Members of Galveston-Houston’s large healthcare community during the archdiocese’s annual White Mass at the Co-Cathedral of the Sacred Heart Oct. 17. The Mass honors those who work in the healing medical professions, many of whom work in the Texas Medical Center, the largest concentration of medical facilities in the world. (Photo by James Ramos/Herald)

HOUSTON — Healthcare workers, many exhausted from caring for patients throughout the COVID-19 pandemic, were prayed for and blessed by Daniel Cardinal DiNardo at the Archdiocese’s White Mass Oct. 17.

In his homily, Cardinal DiNardo shared his grief with the thousands of first responders and healthcare professionals in Galveston-Houston bearing the brunt of the pandemic’s impact.

“In this difficult, terrible time of COVID-19 in the last eight or nine months, your work has been so intense, draining,” he said. “Your response is incredible and magnificent.”

Cardinal DiNardo encouraged the healthcare workers, even “in the harshest and most difficult of circumstances,” to always see the “image of God” in their patients.

“You have this gift that is given to you under grace,” he said. He recognized that the pandemic has been almost as traumatic for the healthcare workers as for the suffering patients.

IN PHOTOS: Healing the Pandemic: White Mass 2020

Cardinal DiNardo also shared his condolences to Houston Fire Department Chief Samuel Peña, who was in attendance, after the death of a Houston Fire Department arson bureau investigator in an Oct. 13 shooting.

Following his stroke in March of 2019, Cardinal DiNardo said he grew acutely aware of the intensive efforts of healthcare workers, especially as he continued his rehabilitation. He said he grew immensely thankful for the hard work and “beautiful ministry” that many workers tirelessly do to improve the lives of those who may be at their weakest.

Part of the Mass included a special litany of prayers, invoking the intercession of patron saints like Our Lady of Lourdes for the community.

“Inspire them to grow in wisdom and knowledge to help all those created in your image and likeness,” prayed Cardinal DiNardo.

Dr. Carla Falco, president of the Catholic Healthcare Professionals of Houston (CHPH), said, “The pandemic has added another layer of stress, especially in its longevity of months. There have been so many heroic sacrifices. It remains challenging in its impact and the way we provide medical care for all.”

A pediatrician at Texas Children’s Hospital, Dr. Falco said, “Although hospitals are breathing a sigh of relief ... no one knows what the flu season will bring in combination with both illnesses.”

San José Clinic, Baylor St. Luke’s Medical Center and CHPH jointly sponsored the White Mass.

Lt. Col. William P. Mueller, MD, a family physician with the U.S. Air Force, spoke after the Mass on “Catholic Principles in the COVID Pandemic: Achieving the Greatest Good.”
The Mass, which was also attended by members of the Catholic Chaplains Corp, was open to the public and livestreamed online.

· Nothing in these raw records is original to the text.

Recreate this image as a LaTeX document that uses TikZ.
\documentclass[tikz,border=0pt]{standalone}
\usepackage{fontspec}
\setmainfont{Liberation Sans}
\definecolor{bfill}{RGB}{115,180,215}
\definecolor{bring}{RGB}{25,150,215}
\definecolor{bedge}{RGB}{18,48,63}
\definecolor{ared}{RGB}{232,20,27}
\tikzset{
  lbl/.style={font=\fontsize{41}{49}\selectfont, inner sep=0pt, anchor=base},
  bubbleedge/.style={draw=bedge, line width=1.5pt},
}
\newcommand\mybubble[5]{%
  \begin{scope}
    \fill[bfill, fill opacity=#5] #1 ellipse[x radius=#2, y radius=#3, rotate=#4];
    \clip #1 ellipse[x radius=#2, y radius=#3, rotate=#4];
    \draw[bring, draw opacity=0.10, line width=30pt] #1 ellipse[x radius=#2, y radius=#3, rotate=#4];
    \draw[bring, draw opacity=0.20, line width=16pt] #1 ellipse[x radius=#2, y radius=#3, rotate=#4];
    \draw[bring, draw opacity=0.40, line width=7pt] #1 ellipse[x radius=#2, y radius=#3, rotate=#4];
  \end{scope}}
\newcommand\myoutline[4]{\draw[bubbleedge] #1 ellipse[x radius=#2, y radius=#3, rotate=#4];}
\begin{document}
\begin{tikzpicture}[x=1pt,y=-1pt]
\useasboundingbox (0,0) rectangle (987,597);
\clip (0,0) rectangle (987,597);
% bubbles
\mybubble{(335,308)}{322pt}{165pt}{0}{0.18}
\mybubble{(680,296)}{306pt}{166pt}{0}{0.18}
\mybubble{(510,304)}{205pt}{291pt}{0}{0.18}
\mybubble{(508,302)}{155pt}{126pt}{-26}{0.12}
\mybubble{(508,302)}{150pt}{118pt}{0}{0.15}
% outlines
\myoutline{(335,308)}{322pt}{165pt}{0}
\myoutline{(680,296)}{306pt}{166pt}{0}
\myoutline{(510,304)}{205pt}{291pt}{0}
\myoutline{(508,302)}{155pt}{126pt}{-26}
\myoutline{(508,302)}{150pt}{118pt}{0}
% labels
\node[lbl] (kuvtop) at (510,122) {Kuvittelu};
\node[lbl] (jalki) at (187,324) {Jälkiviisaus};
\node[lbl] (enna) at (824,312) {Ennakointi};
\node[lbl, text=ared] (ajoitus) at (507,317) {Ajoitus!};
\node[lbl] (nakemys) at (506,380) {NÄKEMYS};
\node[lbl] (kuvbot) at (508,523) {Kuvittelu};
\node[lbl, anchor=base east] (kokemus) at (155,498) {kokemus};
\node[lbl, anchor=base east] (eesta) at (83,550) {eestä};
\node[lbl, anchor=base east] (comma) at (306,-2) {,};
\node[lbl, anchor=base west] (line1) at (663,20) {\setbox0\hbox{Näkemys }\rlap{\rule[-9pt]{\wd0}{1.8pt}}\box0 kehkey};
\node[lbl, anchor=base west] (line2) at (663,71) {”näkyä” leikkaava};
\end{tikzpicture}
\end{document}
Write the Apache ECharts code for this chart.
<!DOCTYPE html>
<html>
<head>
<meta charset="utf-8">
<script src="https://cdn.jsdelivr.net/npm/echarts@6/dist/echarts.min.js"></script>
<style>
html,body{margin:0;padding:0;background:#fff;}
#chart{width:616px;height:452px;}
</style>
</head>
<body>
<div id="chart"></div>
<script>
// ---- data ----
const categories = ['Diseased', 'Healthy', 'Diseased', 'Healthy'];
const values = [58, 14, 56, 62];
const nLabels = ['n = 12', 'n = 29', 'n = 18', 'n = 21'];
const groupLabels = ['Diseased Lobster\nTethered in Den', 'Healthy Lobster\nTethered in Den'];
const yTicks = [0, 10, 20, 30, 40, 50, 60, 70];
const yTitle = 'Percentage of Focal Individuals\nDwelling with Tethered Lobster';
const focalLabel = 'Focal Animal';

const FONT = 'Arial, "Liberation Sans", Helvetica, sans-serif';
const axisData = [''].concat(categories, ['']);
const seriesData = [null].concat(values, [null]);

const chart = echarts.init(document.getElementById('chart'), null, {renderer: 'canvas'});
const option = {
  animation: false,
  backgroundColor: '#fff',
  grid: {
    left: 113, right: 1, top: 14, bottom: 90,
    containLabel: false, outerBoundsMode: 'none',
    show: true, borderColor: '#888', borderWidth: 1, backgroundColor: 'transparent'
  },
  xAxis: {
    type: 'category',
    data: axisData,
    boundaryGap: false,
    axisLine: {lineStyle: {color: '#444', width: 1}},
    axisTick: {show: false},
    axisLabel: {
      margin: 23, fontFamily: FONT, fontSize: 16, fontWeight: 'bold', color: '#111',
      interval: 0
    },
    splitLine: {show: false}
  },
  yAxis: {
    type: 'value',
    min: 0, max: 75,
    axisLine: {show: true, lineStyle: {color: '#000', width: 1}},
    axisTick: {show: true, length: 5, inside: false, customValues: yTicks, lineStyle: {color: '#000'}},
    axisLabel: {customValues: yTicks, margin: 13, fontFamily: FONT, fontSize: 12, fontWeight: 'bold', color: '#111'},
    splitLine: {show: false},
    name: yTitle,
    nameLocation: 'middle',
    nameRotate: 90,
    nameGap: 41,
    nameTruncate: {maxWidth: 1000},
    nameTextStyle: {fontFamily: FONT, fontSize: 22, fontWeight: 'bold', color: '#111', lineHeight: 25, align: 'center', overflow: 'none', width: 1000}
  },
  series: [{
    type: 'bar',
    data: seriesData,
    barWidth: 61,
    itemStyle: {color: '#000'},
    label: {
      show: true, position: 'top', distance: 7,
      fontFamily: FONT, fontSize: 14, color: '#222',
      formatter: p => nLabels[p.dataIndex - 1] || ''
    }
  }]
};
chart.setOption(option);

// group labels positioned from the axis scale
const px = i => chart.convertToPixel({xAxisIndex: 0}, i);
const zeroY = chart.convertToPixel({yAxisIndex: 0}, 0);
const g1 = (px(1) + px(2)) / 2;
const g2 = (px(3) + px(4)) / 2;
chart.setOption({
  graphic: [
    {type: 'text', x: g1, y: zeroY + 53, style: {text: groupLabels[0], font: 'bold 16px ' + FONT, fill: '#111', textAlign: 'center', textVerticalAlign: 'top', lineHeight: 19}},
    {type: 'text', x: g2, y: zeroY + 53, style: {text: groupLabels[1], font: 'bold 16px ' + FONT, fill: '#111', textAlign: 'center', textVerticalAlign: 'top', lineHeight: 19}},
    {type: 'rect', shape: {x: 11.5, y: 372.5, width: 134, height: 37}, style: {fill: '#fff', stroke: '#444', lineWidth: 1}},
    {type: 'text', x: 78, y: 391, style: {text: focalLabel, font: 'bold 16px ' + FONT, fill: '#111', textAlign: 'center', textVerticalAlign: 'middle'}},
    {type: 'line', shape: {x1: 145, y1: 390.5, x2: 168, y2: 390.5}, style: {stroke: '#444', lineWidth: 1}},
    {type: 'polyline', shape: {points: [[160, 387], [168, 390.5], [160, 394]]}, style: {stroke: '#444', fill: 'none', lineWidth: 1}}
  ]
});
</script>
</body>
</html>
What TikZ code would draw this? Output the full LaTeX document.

Social distancing policies were observed, and masks were required.

Asked how she has dealt with the pandemic’s stress, Dr. Falco said, “We are really dedicating ourselves to personal prayer and leaning on the Lord. He is our rock and will get us through this.”

“We also [receive] the Sacraments as much as possible because they are tangible gifts that give us His grace,” she said.

Houston is home to the largest medical complex in the world and employs at least 366,000 healthcare workers at 19,954 healthcare and social assistance establishments, according to a 2019 report, in addition to 75-plus medical facilities also provide aid throughout the 10-county Archdiocese.

Dr. Edward Reece, plastic and hand surgeon with Baylor College of Medicine who practices at Baylor St. Luke’s Medical Center, also said focusing on Christ has helped him through the chaos of the pandemic.

“We have had daily Rosaries in the chapel of St. Luke’s when people have time to attend. It is a real blessing,” Dr. Reece said.

San José Clinic CEO and President Maureen Sanders, and Dr. Diana Grair, San José Clinic’s medical director, said treating patients with no insurance and high rates of diabetes, high blood pressure and other chronic illnesses can be challenging at any time, but has definitely heightened throughout the past seven months of the pandemic’s impact.

“We’ve had patients who are extremely distressed. They’ve lost jobs and have depression, so many are stressing and are thankful that we are still here to help,” Dr. Grair said.

Sanders added, “Initially, many of us thought this would be short-term of three months or through the summer. But the challenge has turned into not even a marathon, but like an Ironman competition.”

San José Clinic successfully opened the satellite clinic in Fort Bend County in mid-August.

“Focusing on the White Mass and prayer, not only for those healthcare workers but all those we care for, can help us deal with this new reality,” Sanders said.